Date of Degree


Document Type


Degree Name





Nancy S. Foldi

Committee Members

Carolyn Pytte

Jennifer Stewart

Adam Brickman

Laura Rabin

Subject Categories

Clinical Psychology | Cognition and Perception


Alzheimer Dementia, Cholinesterase Inhibitors, Donepezil, Cognition, Neuropsychiatric Symptoms, Treatment Outcomes


Introduction: Cholinesterase Inhibitors (ChEIs) used in Alzheimer’s Disease (AD) have modest effects, heterogeneous treatment response, and it has been difficult to detect treatment response.

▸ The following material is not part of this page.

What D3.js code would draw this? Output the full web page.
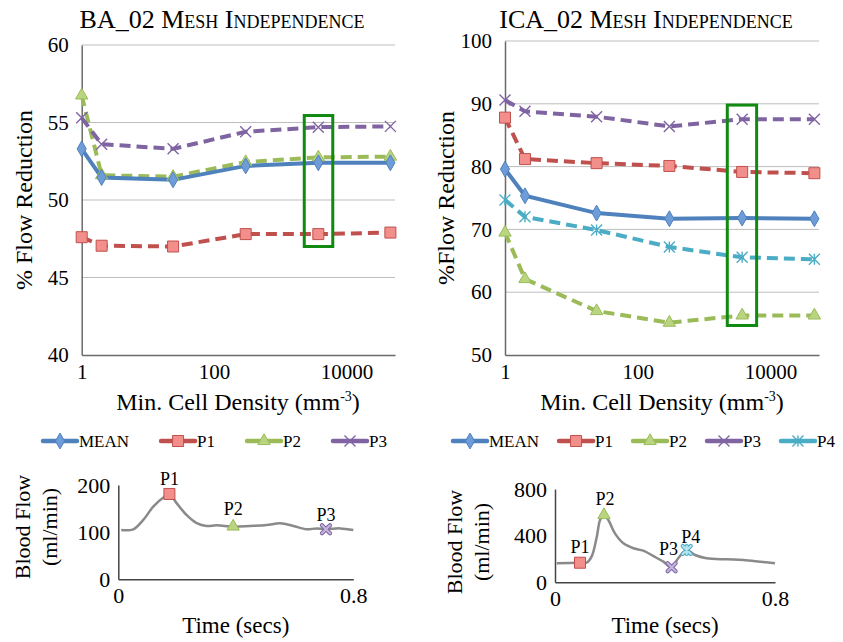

The standard research and clinical outcome measure, the Alzheimer’s Disease Assessment Scale-Cognitive subscale (ADAS-Cog) aggregates multiple cognitive domains, and has limited sensitivity. We propose that because acetylcholine is directly linked to the cognitive domain of attention, and ChEIs increase available acetylcholine, measures of attention under high-load conditions could predict long-term cognitive, functional and behavioral response, and thus, unlike global measures, could be sensitive to treatment efficacy.

Method: We conducted a longitudinal, open label donepezil trial assessing twenty-three participants with AD at baseline (T1), 6 weeks (T2) and 6 months (T3). Outcome measures were: a) Computerized measures of attention: Foreperiod Effect, Covert Orienting, and Attentional Blink tasks; b) Cognitive: global (ADAS-Cog), memory (Hopkins Verbal Learning Test–Total Recall), executive function (Delis-Kaplan Executive Functioning Scale- Trail Making Test Condition 4); c) Functional: Lawton-Brody Instrumental Activities of Daily Living (IADL); d) Behavioral: Neuropsychiatric Inventory (NPI). Stepwise hierarchical regression analyses were conducted to assess the contribution of different domains, as well as attention change score T2-T1, on ADAS-Cog T3-T1 change score. Linear regressions assessed whether measures of attention at T2 predicted IADL and NPI scores.

Results: Our findings show that attention measures at 6 weeks (T2) could predict 6-month (T3) global cognitive response to treatment better than any other memory or executive measure. Moreover, change in attention performance from baseline to 6 weeks (T2-T1) similarly predicted cognitive performance at 6 months (T3). Finally, performance on attention at 6 weeks (T2) also predicted instrumental activities of daily living and neuropsychiatric symptoms at six months (T3).

Conclusion: Our findings support our hypothesis that measures of attention under high-load conditions are sensitive to donepezil. Performance on these measures predicted long-term cognitive, functional, and behavioral response to ChEIs.